Junior Pultz tosses the first pitch for Yankees' Triple A club

By Joe Moskowitz
It was another summer Sunday as Charles “Junior” Pultz, his wife Elaine, and their son Terry, all of Fleischmanns, got in the car and headed to a baseball game in Pennsylvania. They go to baseball games in many places around the Northeast including Class A, the lower-level minor league games in Troy, big league games at the shrine, Yankee Stadium, and one of their favorite places, PNC Field, home of the Scranton-Wilkes Barre Rail Riders. They are the Yankees’ top farm club, one step below the major leagues. Sunday they were playing their International League rivals, the Pawtucket Red Sox and the Pultz family was going to see them play. 
But Junior Pultz got thrown a curve.
When they got to the ballpark, Junior was told that he would have to enter the ballpark through the tunnel toward the field. Then, Terry told him that he was going to throw out the ceremonial first pitch. Junior said he turned to him and said, “You must be crazy.”
At the age of 89, Pultz, for the first time in his life, threw a pitch in a professional baseball park, an incredible thrill for life-long Yankee fan.

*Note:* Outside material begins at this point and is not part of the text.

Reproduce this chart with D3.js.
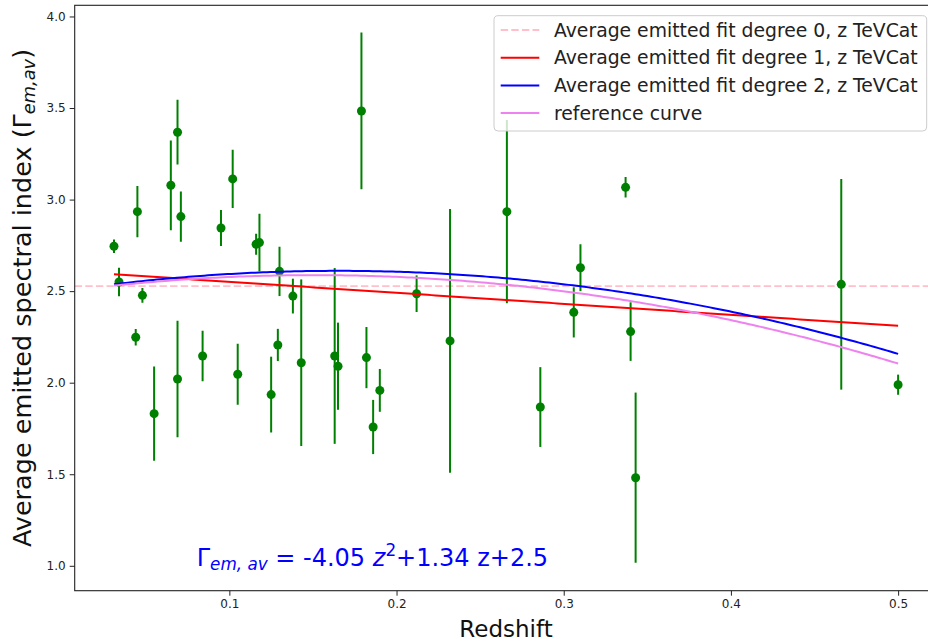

 Junior Pultz of Fleischmanns, second from left, recently threw out the ceremonial first pitch at a game for the Scranton-Wilkes Barre Red Raiders, the NY Yankees’ Triple A affiliate. At left is Junior’s son, Terry. Junior Pultz of Fleischmanns, second from left, recently threw out the ceremonial first pitch at a game for the Scranton-Wilkes Barre Red Raiders, the NY Yankees’ Triple A affiliate. At left is Junior’s son, Terry.

U.S. Navy veteran
Pultz didn’t earn the honor because he once possessed an enormous amount of baseball talent. He did play town-team ball for Fleischmanns. He stood on the mound because of something else that he did of  greater significance a long time ago. 
Junior Pultz is a World War II veteran. He served in the Navy aboard the USS Wisconsin.
He was also pitching in Pennsylvania because his son made a phone call and just asked a question. Earlier this year, Terry asked a RailRiders worker if the club ever did anything special for veterans, and he said he was assured that it does.
Last week the club called Terry and told him his dad would throw out the first pitch on Sunday.

Not letting dad know
Then Terry and his mother were faced with the big problem. How to keep this a secret? There were others in town who knew, and ideally, he would have liked his dad to have gotten in a couple of practice tosses. There would be no time to warm up before the game, and he is 89 and has missed a couple of seasons. But Terry said, “that would have ruined it. He would have refused to go.”
It is 60 feet six inches from the pitcher’s mound to home plate. Junior said his pitch made it most of the way.
But, for the memories it provided the family, Junior’s pitch was just as good as a 100-mile-per-hour fastball.